Although they do not have exact figures for the leakage in the Nord Stream pipelines, researchers say they are confident that more methane has leaked than in a similar incident in the Gulf of Mexico last year. Then, 40,000 tonnes of methane were released from an oil and gas facility in just 17 days, the equivalent of 3% of Mexico's annual emissions in one year.
The UN Observatory on Global Methane Emissions, in collaboration with the Technical University of Valencia, notes that the leakage this time is even greater.
Methane, of which natural gas is mainly composed, is a potent greenhouse gas, 80 times more potentially "dangerous" for global warming than carbon dioxide.

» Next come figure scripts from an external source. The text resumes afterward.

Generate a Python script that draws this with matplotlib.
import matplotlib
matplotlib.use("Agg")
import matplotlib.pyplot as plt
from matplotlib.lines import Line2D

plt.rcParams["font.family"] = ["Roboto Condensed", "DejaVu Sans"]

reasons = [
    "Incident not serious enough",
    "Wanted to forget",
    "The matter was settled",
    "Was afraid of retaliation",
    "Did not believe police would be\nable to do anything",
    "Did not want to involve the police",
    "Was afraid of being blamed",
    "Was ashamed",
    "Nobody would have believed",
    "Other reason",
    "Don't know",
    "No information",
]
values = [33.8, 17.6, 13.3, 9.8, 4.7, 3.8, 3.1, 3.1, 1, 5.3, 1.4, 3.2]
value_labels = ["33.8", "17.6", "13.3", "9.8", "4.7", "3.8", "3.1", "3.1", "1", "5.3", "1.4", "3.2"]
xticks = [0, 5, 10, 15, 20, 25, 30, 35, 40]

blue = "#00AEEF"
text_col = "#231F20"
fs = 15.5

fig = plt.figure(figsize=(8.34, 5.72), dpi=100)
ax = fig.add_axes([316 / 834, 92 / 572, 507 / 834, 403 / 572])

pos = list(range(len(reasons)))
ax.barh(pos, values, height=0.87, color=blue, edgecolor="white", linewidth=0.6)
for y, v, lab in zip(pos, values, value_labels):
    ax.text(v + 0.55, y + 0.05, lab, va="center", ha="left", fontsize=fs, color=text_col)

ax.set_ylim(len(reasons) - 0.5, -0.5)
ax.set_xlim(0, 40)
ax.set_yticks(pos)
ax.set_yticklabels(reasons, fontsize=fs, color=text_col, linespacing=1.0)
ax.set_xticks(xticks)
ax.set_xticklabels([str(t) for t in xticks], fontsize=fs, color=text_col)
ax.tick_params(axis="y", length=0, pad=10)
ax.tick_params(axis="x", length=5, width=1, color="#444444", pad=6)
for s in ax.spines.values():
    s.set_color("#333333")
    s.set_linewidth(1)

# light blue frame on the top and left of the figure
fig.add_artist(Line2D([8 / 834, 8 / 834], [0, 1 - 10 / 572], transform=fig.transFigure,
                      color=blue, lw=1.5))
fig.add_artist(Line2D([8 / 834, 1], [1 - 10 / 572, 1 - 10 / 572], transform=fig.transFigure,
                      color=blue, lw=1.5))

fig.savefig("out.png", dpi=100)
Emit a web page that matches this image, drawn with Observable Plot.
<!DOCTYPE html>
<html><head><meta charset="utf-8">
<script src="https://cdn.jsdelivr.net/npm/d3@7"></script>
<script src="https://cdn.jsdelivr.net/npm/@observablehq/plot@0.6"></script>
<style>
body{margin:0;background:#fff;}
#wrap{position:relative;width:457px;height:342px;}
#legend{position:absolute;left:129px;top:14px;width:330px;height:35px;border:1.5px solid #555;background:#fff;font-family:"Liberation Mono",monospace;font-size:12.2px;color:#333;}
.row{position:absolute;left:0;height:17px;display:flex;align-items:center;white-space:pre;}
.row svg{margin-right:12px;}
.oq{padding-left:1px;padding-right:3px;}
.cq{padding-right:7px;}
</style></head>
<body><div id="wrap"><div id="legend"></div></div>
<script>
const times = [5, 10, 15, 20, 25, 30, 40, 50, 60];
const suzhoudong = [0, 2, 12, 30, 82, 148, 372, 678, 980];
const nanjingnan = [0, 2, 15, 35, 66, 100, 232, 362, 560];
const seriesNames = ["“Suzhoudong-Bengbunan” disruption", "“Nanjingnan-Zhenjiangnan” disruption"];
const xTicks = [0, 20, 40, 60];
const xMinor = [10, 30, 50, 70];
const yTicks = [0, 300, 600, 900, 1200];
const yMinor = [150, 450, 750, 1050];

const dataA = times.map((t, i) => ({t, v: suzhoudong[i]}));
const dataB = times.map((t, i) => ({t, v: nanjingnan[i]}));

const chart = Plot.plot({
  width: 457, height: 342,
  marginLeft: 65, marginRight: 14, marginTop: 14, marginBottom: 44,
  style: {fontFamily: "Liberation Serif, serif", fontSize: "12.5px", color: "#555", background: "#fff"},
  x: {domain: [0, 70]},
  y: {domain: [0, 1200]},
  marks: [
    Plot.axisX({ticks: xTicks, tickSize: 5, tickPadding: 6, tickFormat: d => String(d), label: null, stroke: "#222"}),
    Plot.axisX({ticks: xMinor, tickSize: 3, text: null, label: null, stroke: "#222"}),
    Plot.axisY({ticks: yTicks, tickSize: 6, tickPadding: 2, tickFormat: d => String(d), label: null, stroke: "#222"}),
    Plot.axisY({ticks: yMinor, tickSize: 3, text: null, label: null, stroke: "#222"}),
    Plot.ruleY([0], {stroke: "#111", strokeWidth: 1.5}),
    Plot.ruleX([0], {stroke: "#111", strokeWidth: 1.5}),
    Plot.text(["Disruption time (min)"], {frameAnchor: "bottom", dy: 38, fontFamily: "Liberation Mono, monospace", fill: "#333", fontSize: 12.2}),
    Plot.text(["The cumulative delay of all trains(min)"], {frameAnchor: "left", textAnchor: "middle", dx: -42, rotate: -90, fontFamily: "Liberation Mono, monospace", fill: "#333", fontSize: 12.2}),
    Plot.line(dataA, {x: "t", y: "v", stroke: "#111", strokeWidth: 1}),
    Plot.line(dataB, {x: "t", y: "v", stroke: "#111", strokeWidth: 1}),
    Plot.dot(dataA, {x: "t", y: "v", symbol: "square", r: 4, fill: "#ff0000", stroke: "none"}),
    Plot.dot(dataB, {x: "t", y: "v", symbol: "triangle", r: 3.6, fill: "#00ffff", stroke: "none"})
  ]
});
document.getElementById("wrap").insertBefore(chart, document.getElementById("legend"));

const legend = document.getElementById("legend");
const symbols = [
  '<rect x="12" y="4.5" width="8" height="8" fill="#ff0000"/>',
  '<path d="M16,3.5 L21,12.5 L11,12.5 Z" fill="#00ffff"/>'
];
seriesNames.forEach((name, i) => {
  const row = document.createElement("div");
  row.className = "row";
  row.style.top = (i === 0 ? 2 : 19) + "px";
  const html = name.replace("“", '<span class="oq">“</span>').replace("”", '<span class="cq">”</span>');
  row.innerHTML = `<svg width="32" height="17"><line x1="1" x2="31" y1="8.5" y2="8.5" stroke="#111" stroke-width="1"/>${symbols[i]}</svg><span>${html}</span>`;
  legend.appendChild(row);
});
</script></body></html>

Photo: Twitter/International Methane Emissions Observatory
At the same time, the researchers proceeded to analyze satellite images and found that on 29 September the radius of the characteristic circle formed by the emitted gas had shrunk to 500 meters, compared to 700 meters on 26 September.
So far, four leaks have been detected in the two Nord Stream pipelines carrying gas from Russia to Europe. Several governments have explicitly spoken of sabotage in the pipelines. Denmark has estimated that the pipelines will be emptied by Sunday.